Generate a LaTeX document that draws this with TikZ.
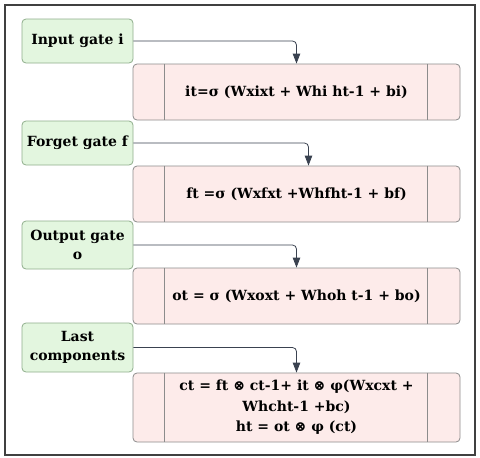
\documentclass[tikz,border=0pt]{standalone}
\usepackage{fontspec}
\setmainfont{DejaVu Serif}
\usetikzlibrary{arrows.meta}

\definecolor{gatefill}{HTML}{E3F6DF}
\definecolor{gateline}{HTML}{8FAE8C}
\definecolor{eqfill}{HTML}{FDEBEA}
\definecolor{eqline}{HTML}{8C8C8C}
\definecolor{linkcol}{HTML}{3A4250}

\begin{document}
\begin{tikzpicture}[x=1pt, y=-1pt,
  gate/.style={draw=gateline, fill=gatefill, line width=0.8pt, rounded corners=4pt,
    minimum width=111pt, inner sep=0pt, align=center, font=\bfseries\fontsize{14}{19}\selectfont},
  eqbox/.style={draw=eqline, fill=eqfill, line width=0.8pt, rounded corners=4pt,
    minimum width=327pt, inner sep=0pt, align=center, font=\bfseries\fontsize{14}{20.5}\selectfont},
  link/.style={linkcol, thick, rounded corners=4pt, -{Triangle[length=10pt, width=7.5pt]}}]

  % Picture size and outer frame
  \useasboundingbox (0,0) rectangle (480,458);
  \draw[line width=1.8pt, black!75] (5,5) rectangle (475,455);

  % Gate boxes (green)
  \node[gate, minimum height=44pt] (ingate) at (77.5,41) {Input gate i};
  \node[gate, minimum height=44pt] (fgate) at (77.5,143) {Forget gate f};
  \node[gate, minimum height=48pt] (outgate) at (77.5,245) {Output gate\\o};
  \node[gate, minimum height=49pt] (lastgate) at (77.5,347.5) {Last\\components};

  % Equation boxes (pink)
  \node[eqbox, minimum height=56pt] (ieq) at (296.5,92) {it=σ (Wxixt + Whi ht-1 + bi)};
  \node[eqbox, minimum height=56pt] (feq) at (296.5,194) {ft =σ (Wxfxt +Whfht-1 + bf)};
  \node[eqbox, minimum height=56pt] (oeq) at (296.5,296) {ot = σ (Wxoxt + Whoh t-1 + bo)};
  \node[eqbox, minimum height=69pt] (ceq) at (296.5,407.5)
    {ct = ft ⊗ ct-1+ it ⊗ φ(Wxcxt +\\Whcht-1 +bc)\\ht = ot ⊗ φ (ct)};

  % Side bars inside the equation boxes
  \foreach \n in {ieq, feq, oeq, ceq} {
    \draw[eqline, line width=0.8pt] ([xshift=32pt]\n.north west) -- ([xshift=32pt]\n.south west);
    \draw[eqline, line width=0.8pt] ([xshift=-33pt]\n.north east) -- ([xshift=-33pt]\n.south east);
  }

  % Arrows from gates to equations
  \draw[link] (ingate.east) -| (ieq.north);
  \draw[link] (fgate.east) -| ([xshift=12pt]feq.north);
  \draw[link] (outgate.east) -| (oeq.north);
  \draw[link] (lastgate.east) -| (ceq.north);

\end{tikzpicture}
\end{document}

•••••

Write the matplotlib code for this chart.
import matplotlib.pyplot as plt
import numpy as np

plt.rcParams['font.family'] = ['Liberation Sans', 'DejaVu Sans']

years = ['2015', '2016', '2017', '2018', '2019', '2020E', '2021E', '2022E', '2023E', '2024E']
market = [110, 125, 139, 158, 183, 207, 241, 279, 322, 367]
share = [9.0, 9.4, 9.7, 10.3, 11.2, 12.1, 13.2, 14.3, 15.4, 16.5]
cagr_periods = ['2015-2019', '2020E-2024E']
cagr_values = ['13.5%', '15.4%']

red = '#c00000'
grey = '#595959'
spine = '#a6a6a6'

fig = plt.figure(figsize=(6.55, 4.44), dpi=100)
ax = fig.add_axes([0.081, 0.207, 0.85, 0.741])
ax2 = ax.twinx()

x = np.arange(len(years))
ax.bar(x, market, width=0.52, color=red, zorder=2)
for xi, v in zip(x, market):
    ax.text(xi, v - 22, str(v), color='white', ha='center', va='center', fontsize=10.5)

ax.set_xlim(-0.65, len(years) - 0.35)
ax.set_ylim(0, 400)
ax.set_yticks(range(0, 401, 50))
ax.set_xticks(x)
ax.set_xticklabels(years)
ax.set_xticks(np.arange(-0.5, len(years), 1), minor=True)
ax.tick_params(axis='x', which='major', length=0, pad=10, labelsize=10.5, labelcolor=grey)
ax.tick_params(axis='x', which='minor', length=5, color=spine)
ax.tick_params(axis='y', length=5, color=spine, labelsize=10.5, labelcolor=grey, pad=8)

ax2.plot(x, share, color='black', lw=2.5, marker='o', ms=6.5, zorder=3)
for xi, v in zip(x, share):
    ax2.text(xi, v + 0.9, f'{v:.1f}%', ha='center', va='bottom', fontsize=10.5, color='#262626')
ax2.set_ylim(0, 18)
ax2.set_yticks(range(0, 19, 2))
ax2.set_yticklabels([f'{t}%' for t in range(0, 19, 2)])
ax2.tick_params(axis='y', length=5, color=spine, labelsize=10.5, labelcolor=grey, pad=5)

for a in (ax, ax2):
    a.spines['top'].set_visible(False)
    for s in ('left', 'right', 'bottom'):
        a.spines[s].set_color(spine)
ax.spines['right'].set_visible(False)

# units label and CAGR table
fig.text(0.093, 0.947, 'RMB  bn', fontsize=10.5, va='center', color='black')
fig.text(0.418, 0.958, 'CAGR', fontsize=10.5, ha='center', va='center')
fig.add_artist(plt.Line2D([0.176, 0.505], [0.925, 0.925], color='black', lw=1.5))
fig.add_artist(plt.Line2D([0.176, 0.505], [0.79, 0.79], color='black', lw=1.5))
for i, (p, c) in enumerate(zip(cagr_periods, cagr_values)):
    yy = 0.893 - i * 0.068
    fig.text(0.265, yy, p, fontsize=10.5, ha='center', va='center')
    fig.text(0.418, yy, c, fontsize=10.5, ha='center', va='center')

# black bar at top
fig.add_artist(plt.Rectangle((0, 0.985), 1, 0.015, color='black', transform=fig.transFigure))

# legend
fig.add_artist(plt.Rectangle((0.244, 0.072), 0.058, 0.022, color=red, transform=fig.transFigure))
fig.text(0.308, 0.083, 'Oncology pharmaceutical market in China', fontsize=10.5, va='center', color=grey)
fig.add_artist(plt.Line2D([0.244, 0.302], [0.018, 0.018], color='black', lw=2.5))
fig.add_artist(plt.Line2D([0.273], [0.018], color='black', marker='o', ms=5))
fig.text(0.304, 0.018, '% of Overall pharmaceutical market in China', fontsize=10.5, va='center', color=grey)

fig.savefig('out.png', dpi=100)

•••••

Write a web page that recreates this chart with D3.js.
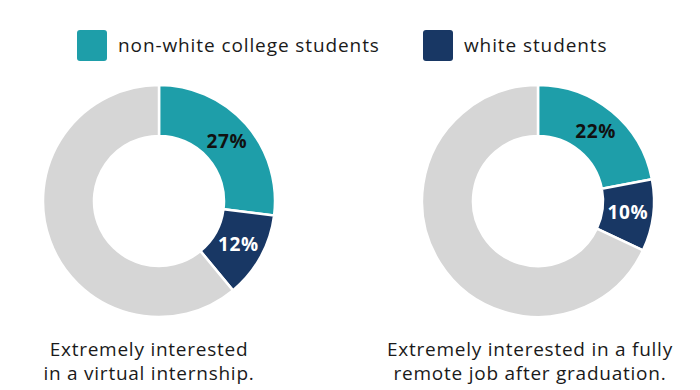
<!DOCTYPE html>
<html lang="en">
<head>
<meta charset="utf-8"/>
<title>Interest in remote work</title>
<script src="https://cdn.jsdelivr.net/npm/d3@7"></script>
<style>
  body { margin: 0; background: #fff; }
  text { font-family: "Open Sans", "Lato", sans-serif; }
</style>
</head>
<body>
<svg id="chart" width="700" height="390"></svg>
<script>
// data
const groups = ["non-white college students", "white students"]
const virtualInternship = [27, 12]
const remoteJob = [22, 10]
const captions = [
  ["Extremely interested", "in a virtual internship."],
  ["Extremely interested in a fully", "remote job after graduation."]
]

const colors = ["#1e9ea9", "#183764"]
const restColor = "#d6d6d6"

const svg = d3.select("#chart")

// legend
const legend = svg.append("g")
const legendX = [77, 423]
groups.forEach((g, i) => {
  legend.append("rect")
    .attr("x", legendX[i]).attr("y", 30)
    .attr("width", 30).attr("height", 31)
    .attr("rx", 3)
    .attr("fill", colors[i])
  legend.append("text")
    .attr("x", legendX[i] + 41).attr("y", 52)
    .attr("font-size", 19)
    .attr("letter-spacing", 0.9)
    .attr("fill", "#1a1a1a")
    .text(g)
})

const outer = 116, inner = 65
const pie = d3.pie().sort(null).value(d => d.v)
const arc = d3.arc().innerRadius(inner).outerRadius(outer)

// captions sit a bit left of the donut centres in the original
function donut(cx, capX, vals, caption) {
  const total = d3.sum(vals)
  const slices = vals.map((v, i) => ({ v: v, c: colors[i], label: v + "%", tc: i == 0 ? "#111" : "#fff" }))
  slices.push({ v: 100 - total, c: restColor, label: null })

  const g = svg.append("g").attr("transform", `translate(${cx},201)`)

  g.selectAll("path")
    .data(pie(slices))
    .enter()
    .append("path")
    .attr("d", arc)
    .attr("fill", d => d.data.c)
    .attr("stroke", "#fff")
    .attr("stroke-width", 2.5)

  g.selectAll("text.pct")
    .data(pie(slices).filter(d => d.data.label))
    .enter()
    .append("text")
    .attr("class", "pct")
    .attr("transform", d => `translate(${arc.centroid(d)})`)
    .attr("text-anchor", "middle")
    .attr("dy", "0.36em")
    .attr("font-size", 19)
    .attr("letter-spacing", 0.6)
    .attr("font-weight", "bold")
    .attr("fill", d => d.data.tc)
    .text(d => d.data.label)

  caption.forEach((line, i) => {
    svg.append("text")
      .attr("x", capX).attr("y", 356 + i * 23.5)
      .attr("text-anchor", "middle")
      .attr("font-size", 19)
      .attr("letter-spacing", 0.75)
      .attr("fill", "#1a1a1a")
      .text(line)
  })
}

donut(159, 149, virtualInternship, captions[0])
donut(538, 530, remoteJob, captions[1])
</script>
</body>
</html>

•••••

Copy every line in the entries above that has the string "Write" in it.

| Problem solution |
Write the matplotlib code for this chart.
Write a web page that recreates this chart with D3.js.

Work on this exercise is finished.